Kino

Kunst und Künstler

d'Lëtzebuerger Land vom 27.01.2023

Ist die Kunst vom Künstler zu trennen? Eine Frage, die in gegenwärtigen Debatten rund um Metoo und Cancel Culture von besonderer Brisanz ist. Nach seinem Durchbruch mit In The Bedroom (2001) und nach Little Children (2006) präsentiert Regisseur Todd Field mit Tár nun seine dritte Spielfilmarbeit – ein Film, der in seinem thematischen Kern so eindringlich wie präzise aufzeigt, wie unmöglich das Postulat einer Trennung dieser Begriffspaare doch scheint. Bevor Field aber zu seinem Anliegen vordringen kann, braucht es zunächst eine glanzvolle Exposition: Die titelgebende Dirigentin Lydia Tár (Cate Blanchett) hat im Grunde alles erreicht. Sie ist am Gipfel ihres Ruhmes angelangt. Die begnadete Musikerin gilt als ein Protegé von Leonard Bernstein und kann unzählige Preise für sich verzeichnen, Emmys, Grammys, Oscars und Tony Awards. Zurzeit lebt sie in Deutschland und ist als Chefdirigentin der Berliner Philharmoniker engagiert; privat hat sie ein Verhältnis mit der Konzertmeisterin des Orchesters Sharon (Nina Hoss) und lebt mit ihr und ihrer Tochter zusammen. Doch diese allzu perfekte Harmonie aus privatem und öffentlichem Glück droht auseinanderzubrechen, als plötzlich Vorwürfe des missbräuchlichen und übergriffigen Verhaltens lautstark werden, die Tár sogar der Mitschuld am Selbstmord einer ihrer ehemaligen Studentinnen bezichtigen ...
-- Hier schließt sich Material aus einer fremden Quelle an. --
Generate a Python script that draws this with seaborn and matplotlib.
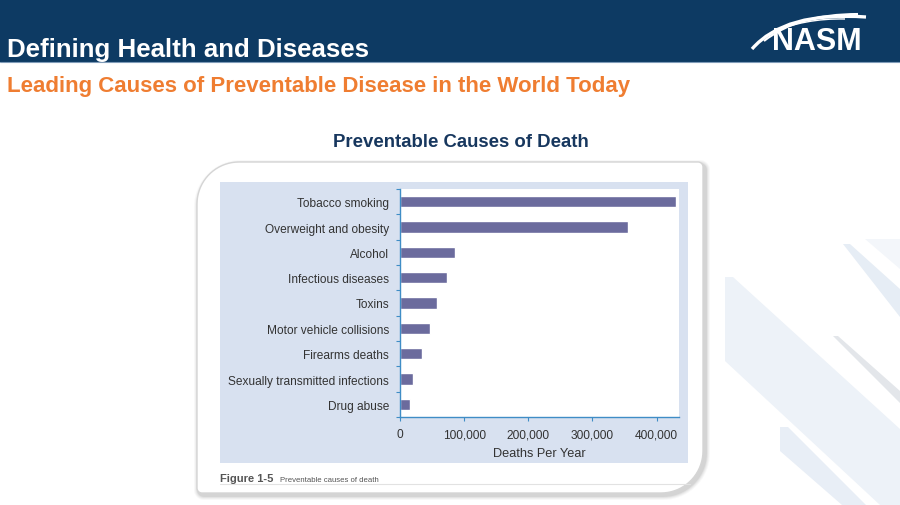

Alles in Todd Fields neuem Film ist auf seine Hauptdarstellerin ausgerichtet: Vom Filmtitel bis in die unmittelbare Einstellungsauflösungen hinein, die ungemein oft Gebrauch von Cate Blanchetts markanten Gesichtszügen in Großaufnahmen machen, zielt dieser Film in seiner dramaturgischen Konzentration auf das Potenzial seiner Hauptdarstellerin. Die Rolle einer fiktiven klassischen Dirigentin, die sich in ihr eigenes Verderben stürzt, wurde von Regisseur Todd Field nach eigenen Angaben ausschließlich für die australische Schauspielerin geschrieben. Dabei ist es an und für sich gleichgültig, ob man mit der titeltragenden Heldin sympathisiert oder nicht. Field beobachtet den Verlust der sozialen und familiären Geborgenheit, der mit dem Bruch der Grenzen zwischen Privatem und Öffentlichem einhergeht, sehr genau. Die immer größer werdende Entfremdung zwischen der Heldin und ihrem Umfeld, aus dem subtil und langsam Feindschaften erwachsen, kommt da aber nicht ganz unvermittelt. Die beklemmende Wirkung des Films liegt auch darin, dass die scheinbare Idylle ihre Risse schon am Anfang offenbart – das stilisierte und äußerst kühle Design prägen diesen Eindruck maßgeblich – es gibt hier nicht mehr das definitiv und eindeutig bestimmbare Fremde. Nach den Mustern eines klassischen Biopics geformt, das Fragen nach Perfektionsdrang oder der zwangsläufigen Isolation des Künstlers aufwirft – unterläuft Field aber bewusst emotionale Strategien zum Affektieren des Publikums, die etwa auf Sympathie und Nähe einerseits, auf Verfremdung und Distanz andererseits zielen würden. Nie ist Lydia Tár ganz zu greifen. Vielmehr geht es Todd um das sorgfältige Austarieren dieses Zwischenraums, den Cate Blanchett wunderbar ausfüllt. In ebendiesem Zwischenraum, der auch sein Zentrum ist, steht die Frage danach, wie Kunst und Künstler, Autor und Werk, Text und Kontext sich in der heutigen Gesellschaft zueinander zu verhalten haben. Sind sie letztendlich den Anforderungen der politischen Korrektheit unterworfen und so zu einem radikal-toxischen Gegensatzpaar geworden, das sich mithin selbst auflöst? Und darin zeigt dieses Künstlerdrama, das gegen Ende freilich auch immer stärker die Wesenszüge des psychologischen Thrillers in sich einschließt – ein Genre, das scheinbar auf eine private Psychose verweist – seine politische Dimension: Das sich so heftig und blutig zersetzende Privatleben kann immer nur als ein Bild der Gesellschaft verstanden werden, das es produziert.